A video brief is a bit like an architect’s plans – and you wouldn’t build a house without plans. So don’t make the same mistake with video. You need to give careful thought to your project’s objectives and provide any production company you work with with a clear brief. The points below are all the things you need to consider and answer when briefing a production company.

What to consider?

  • What do you want to achieve?  This is the most critical question.  The answer should inform every step of the production process.  You need more than a video, you may need more sales, brand or product awareness, consistent communications, increased fundraising or a training outcome.  Define your requirements in terms of outcome, not the nature of the video.
  • Audience. Ask yourself who the film is aimed at and then keep them at the forefront of everything you do. Is the film aimed at your staff? Your clients? New customers? Consider what they need to know and what style would grab their attention.
  • Message. Keep thinking about your audience. Then write down the key messages you want to get across. That could be your brand values, training points or tips, internal changes, USPs etc. Your film needs to illustrate each of these points clearly or its message will be lost. And take care to keep those messages as timeless as possible unless you want to have to do another video in a few months.
  • Barriers. Consider the things that might stop your message getting across to your audience. It might be a lack of time to watch a video – in which case keep it short. Is the subject very complicated and difficult to understand? In which case you need to keep it simple. Perhaps they are a cynical crowd – in which case peer to peer messaging is likely to be better than a missive from the boss.
  • Who delivers that message? Is it the boss? the staff? perhaps it’s a presenter or actor? It might be an animation – a great way of making the complex simple. There’s no right or wrong answer. But be honest and fair in your expectations of others. Your CEO might be the global expert in their field but do they have the personality to deliver to camera and sell your message?  If you are making a promotional video, there are few things more convincing than hearing great testimonial from a happy customer or client.

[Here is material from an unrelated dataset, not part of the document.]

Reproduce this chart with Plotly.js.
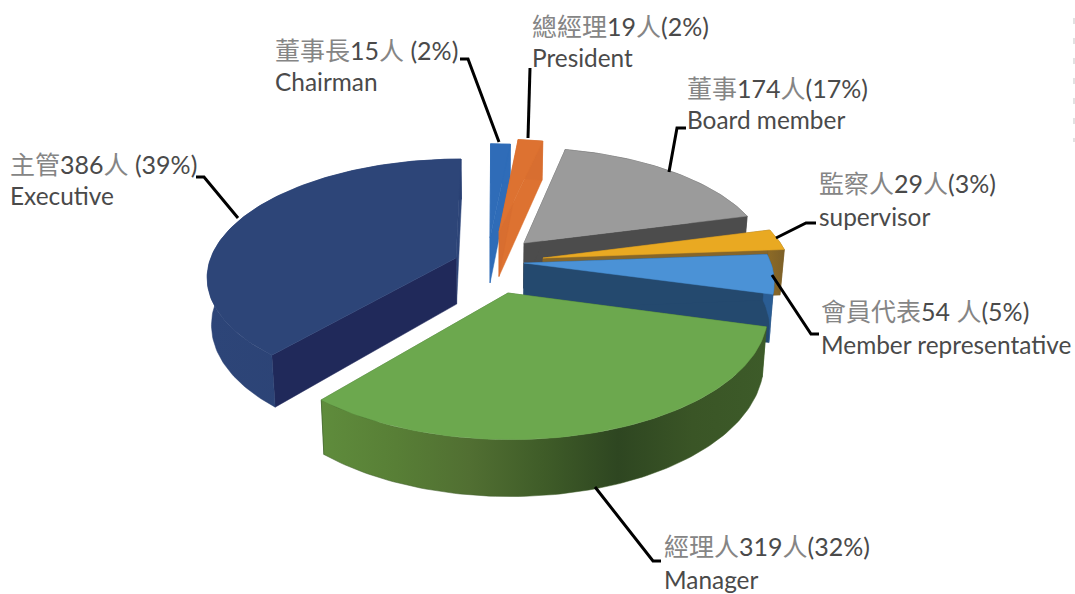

  • What feel do you want it to have? Remember a video is like your virtual shop window to both an external and internal audience. It can make a great first impression. Or not. Your video should reflect your ethos or brand.  If your video looks amateurish, so will you. You might love the idea of funky graphics and fast music but what if your audience is elderly life insurance customers? At the other end of the scale, a standard talking head video might struggle to engage as a training video. So consider your audience and think about the feel of the film.

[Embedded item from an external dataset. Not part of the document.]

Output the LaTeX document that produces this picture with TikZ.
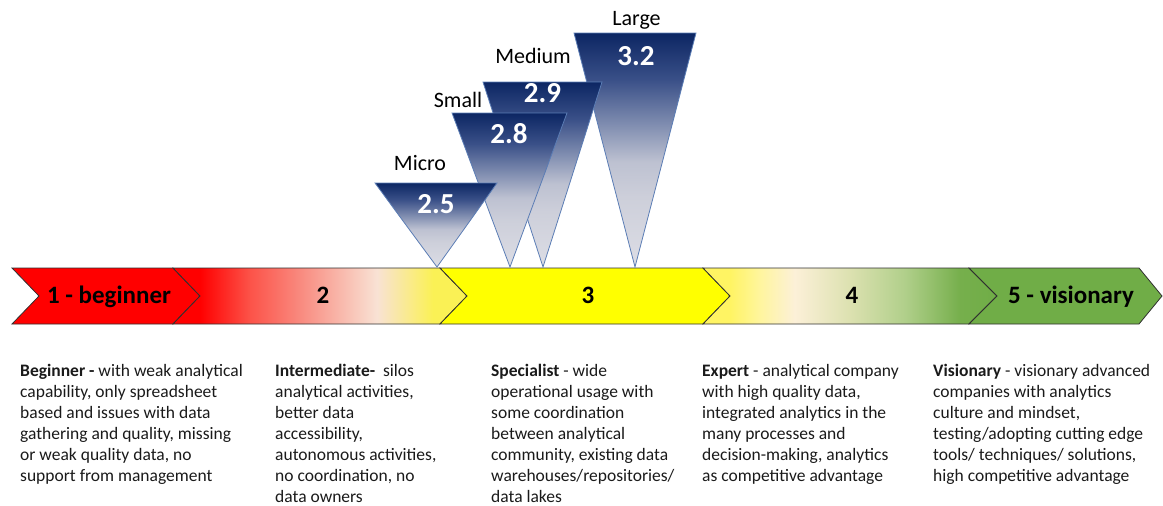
\documentclass[tikz,border=0pt]{standalone}
\usepackage{fontspec}
\setmainfont{Carlito}
\definecolor{chred}{HTML}{FF0000}
\definecolor{chyellow}{HTML}{FFFF00}
\definecolor{chgreen}{HTML}{70AD47}
\definecolor{barline}{HTML}{303030}
\definecolor{triline}{HTML}{5B7DB5}
\definecolor{desctext}{HTML}{1A1A1A}
\definecolor{tA}{HTML}{FF0000}
\definecolor{tB}{HTML}{FC5248}
\definecolor{tC}{HTML}{F98A7F}
\definecolor{tD}{HTML}{F9E2D4}
\definecolor{tE}{HTML}{FAF155}
\definecolor{fA}{HTML}{FFF463}
\definecolor{fB}{HTML}{FFF59E}
\definecolor{fC}{HTML}{FCF0D8}
\definecolor{fD}{HTML}{DCE1B0}
\definecolor{fE}{HTML}{B0CF8A}
\definecolor{fF}{HTML}{76AF4C}
\definecolor{fG}{HTML}{70AD47}
\definecolor{vA}{HTML}{0C2663}
\definecolor{vB}{HTML}{3A5088}
\definecolor{vC}{HTML}{8390B2}
\definecolor{vD}{HTML}{BDC1D1}
\definecolor{vE}{HTML}{CDCFDA}
\definecolor{vF}{HTML}{DCDDE5}
\pgfdeclarehorizontalshading{shadeTwo}{100bp}{color(0bp)=(tA); color(25bp)=(tA); color(29.6bp)=(tA); color(38bp)=(tB); color(46.6bp)=(tC); color(59.7bp)=(tD); color(69.2bp)=(tE); color(75bp)=(tE); color(100bp)=(tE)}
\pgfdeclarehorizontalshading{shadeFour}{100bp}{color(0bp)=(fA); color(25bp)=(fA); color(29.6bp)=(fA); color(34.7bp)=(fB); color(40.6bp)=(fC); color(50bp)=(fD); color(59.4bp)=(fE); color(68.7bp)=(fF); color(75bp)=(fG); color(100bp)=(fG)}
\pgfdeclareverticalshading{shadeTri}{100bp}{color(0bp)=(vF); color(25bp)=(vF); color(40bp)=(vE); color(47.5bp)=(vD); color(55bp)=(vC); color(65bp)=(vB); color(75bp)=(vA); color(100bp)=(vA)}
\begin{document}
\begin{tikzpicture}[x=1pt,y=-1pt,
  bar/.style={draw=barline, line width=0.8pt, line join=miter},
  tri/.style={draw=triline, line width=0.8pt, shade, shading=shadeTri},
  barlabel/.style={font=\fontsize{25}{30}\selectfont\bfseries, anchor=base, inner sep=0pt},
  trinum/.style={font=\fontsize{29}{34}\selectfont\bfseries, text=white, anchor=base, inner sep=0pt},
  trisize/.style={font=\fontsize{22}{26}\selectfont, anchor=base, inner sep=0pt},
  desc/.style={font=\fontsize{17.5}{21}\selectfont, align=left, anchor=north west, inner sep=0pt, text=desctext}]
\useasboundingbox (0,0) rectangle (1163,506);

% chevron bar
\path[bar, fill=chred] (12,268) -- (173,268) -- (200,296) -- (173,324) -- (12,324) -- (39,296) -- cycle;
\path[bar, shade, shading=shadeTwo] (173,268) -- (440,268) -- (467,296) -- (440,324) -- (173,324) -- (200,296) -- cycle;
\path[bar, fill=chyellow] (440,268) -- (703,268) -- (730,296) -- (703,324) -- (440,324) -- (467,296) -- cycle;
\path[bar, shade, shading=shadeFour] (703,268) -- (969,268) -- (997,296) -- (969,324) -- (703,324) -- (730,296) -- cycle;
\path[bar, fill=chgreen] (969,268) -- (1139,268) -- (1162,296) -- (1139,324) -- (969,324) -- (997,296) -- cycle;

\node[barlabel] (l1) at (109,303) {1 - beginner};
\node[barlabel] (l2) at (323,303) {2};
\node[barlabel] (l3) at (588,303) {3};
\node[barlabel] (l4) at (852,303) {4};
\node[barlabel] (l5) at (1071,303) {5 - visionary};

% triangles (back to front)
\path[tri] (574,33) -- (696,33) -- (635,267) -- cycle;
\path[tri] (483,82) -- (602,82) -- (543,267) -- cycle;
\path[tri] (452,113) -- (567,113) -- (510,267) -- cycle;
\path[tri] (375,183) -- (497,183) -- (437,267) -- cycle;

\node[trinum] (vLarge) at (636,65) {3.2};
\node[trinum] (vMedium) at (542.5,102) {2.9};
\node[trinum] (vSmall) at (509,143) {2.8};
\node[trinum] (vMicro) at (436,213) {2.5};

\node[trisize] (sLarge) at (636.5,25) {Large};
\node[trisize] (sMedium) at (533,63) {Medium};
\node[trisize] (sSmall) at (458,107) {Small};
\node[trisize] (sMicro) at (420,170) {Micro};

% descriptions
\node[desc] (d1) at (20,364) {\textbf{Beginner -} with weak analytical\\capability, only spreadsheet\\based and issues with data\\gathering and quality, missing\\or weak quality data, no\\support from management};
\node[desc] (d2) at (275,364) {\textbf{Intermediate-}\ \ silos\\analytical activities,\\better data\\accessibility,\\autonomous activities,\\no coordination, no\\data owners};
\node[desc] (d3) at (491,364) {\textbf{Specialist} - wide\\operational usage with\\some coordination\\between analytical\\community, existing data\\warehouses/repositories/\\data lakes};
\node[desc] (d4) at (702,364) {\textbf{Expert} - analytical company\\with high quality data,\\integrated analytics in the\\many processes and\\decision-making, analytics\\as competitive advantage};
\node[desc] (d5) at (933,364) {\textbf{Visionary} - visionary advanced\\companies with analytics\\culture and mindset,\\testing/adopting cutting edge\\tools/ techniques/ solutions,\\high competitive advantage};
\end{tikzpicture}
\end{document}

  • Where will it be watched? More and more videos are being watched “on the go”, on smart phones, tablets or laptops. But if it’s a training film, then that’s more “appointment to view” style watching.  Where a film is watched will dictate its format and length. For example you could consider making a 2-3 minute film for the web about your services but a 30 second soundbite version for Twitter.  You might also want to consider different versions of the film. Many films can now be quickly re-edited into vertical friendly versions, which are easier to view on phones. Alternatively, a series of shorts for social media could also be transformed into a longer overview piece to use online or in presentations. A good production company should be able to offer advice on all of this.

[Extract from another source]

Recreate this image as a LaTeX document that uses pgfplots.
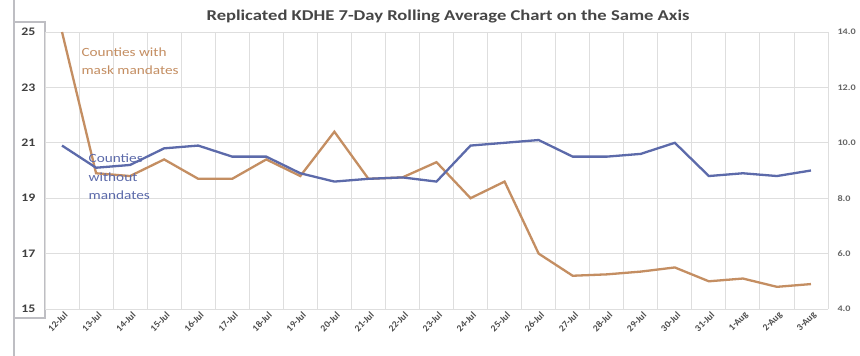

  • How will you get it in front of your target audience? There’s no point in ploughing all that energy into your film if it’s just going to get buried in the bowels of your internal hub or the internet. At the beginning of your project, you need to ensure your carefully crafted message reaches its audience and earns its keep. You might consider using the video in an email campaign or even a targeted pay per click campaign on social media. A decent production company should be offering advice on getting the most out of your film.